Aim of the task
Without the pictures, return all of the material exactly as written.

Data excerpt
# # # # #

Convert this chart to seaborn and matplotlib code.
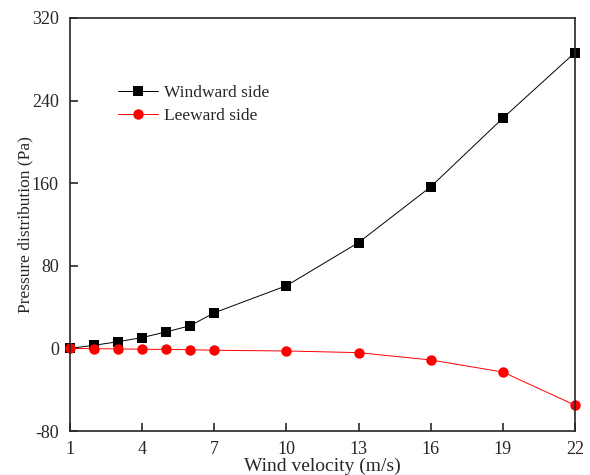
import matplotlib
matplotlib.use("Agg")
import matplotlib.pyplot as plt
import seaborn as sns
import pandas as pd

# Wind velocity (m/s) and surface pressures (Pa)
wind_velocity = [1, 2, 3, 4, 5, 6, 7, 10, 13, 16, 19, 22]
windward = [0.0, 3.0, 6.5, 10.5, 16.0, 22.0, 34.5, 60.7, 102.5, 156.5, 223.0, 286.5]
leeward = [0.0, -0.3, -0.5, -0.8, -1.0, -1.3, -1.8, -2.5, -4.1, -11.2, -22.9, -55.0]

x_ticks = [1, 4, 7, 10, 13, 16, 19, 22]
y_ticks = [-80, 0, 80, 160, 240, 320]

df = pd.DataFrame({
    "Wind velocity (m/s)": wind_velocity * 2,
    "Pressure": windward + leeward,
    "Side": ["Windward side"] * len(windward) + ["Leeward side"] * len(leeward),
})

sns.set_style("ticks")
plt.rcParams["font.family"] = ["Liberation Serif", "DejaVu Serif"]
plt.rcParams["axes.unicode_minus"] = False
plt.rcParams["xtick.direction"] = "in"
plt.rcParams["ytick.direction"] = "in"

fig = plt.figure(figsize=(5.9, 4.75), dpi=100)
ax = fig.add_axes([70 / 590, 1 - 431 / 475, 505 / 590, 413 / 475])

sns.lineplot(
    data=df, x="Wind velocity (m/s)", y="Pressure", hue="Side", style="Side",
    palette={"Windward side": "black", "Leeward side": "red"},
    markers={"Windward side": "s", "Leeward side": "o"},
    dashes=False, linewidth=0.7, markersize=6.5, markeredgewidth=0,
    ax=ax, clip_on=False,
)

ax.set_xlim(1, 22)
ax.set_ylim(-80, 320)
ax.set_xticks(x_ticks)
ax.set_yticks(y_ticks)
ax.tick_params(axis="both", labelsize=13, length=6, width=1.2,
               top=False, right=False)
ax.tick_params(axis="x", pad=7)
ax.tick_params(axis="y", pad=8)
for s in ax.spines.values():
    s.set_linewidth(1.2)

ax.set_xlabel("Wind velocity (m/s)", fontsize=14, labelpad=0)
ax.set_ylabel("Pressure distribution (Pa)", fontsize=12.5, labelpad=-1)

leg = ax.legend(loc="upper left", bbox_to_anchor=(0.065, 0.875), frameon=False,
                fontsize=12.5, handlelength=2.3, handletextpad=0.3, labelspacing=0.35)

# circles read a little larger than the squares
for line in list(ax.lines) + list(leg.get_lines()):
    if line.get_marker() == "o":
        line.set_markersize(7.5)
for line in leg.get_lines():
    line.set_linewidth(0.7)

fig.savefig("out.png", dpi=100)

# # # # #

Result of this task
Convert this chart to seaborn and matplotlib code.
import matplotlib
matplotlib.use("Agg")
import matplotlib.pyplot as plt
import seaborn as sns
import pandas as pd

# Wind velocity (m/s) and surface pressures (Pa)
wind_velocity = [1, 2, 3, 4, 5, 6, 7, 10, 13, 16, 19, 22]
windward = [0.0, 3.0, 6.5, 10.5, 16.0, 22.0, 34.5, 60.7, 102.5, 156.5, 223.0, 286.5]
leeward = [0.0, -0.3, -0.5, -0.8, -1.0, -1.3, -1.8, -2.5, -4.1, -11.2, -22.9, -55.0]

x_ticks = [1, 4, 7, 10, 13, 16, 19, 22]
y_ticks = [-80, 0, 80, 160, 240, 320]

df = pd.DataFrame({
    "Wind velocity (m/s)": wind_velocity * 2,
    "Pressure": windward + leeward,
    "Side": ["Windward side"] * len(windward) + ["Leeward side"] * len(leeward),
})

sns.set_style("ticks")
plt.rcParams["font.family"] = ["Liberation Serif", "DejaVu Serif"]
plt.rcParams["axes.unicode_minus"] = False
plt.rcParams["xtick.direction"] = "in"
plt.rcParams["ytick.direction"] = "in"

fig = plt.figure(figsize=(5.9, 4.75), dpi=100)
ax = fig.add_axes([70 / 590, 1 - 431 / 475, 505 / 590, 413 / 475])

sns.lineplot(
    data=df, x="Wind velocity (m/s)", y="Pressure", hue="Side", style="Side",
    palette={"Windward side": "black", "Leeward side": "red"},
    markers={"Windward side": "s", "Leeward side": "o"},
    dashes=False, linewidth=0.7, markersize=6.5, markeredgewidth=0,
    ax=ax, clip_on=False,
)

ax.set_xlim(1, 22)
ax.set_ylim(-80, 320)
ax.set_xticks(x_ticks)
ax.set_yticks(y_ticks)
ax.tick_params(axis="both", labelsize=13, length=6, width=1.2,
               top=False, right=False)
ax.tick_params(axis="x", pad=7)
ax.tick_params(axis="y", pad=8)
for s in ax.spines.values():
    s.set_linewidth(1.2)

ax.set_xlabel("Wind velocity (m/s)", fontsize=14, labelpad=0)
ax.set_ylabel("Pressure distribution (Pa)", fontsize=12.5, labelpad=-1)

leg = ax.legend(loc="upper left", bbox_to_anchor=(0.065, 0.875), frameon=False,
                fontsize=12.5, handlelength=2.3, handletextpad=0.3, labelspacing=0.35)

# circles read a little larger than the squares
for line in list(ax.lines) + list(leg.get_lines()):
    if line.get_marker() == "o":
        line.set_markersize(7.5)
for line in leg.get_lines():
    line.set_linewidth(0.7)

fig.savefig("out.png", dpi=100)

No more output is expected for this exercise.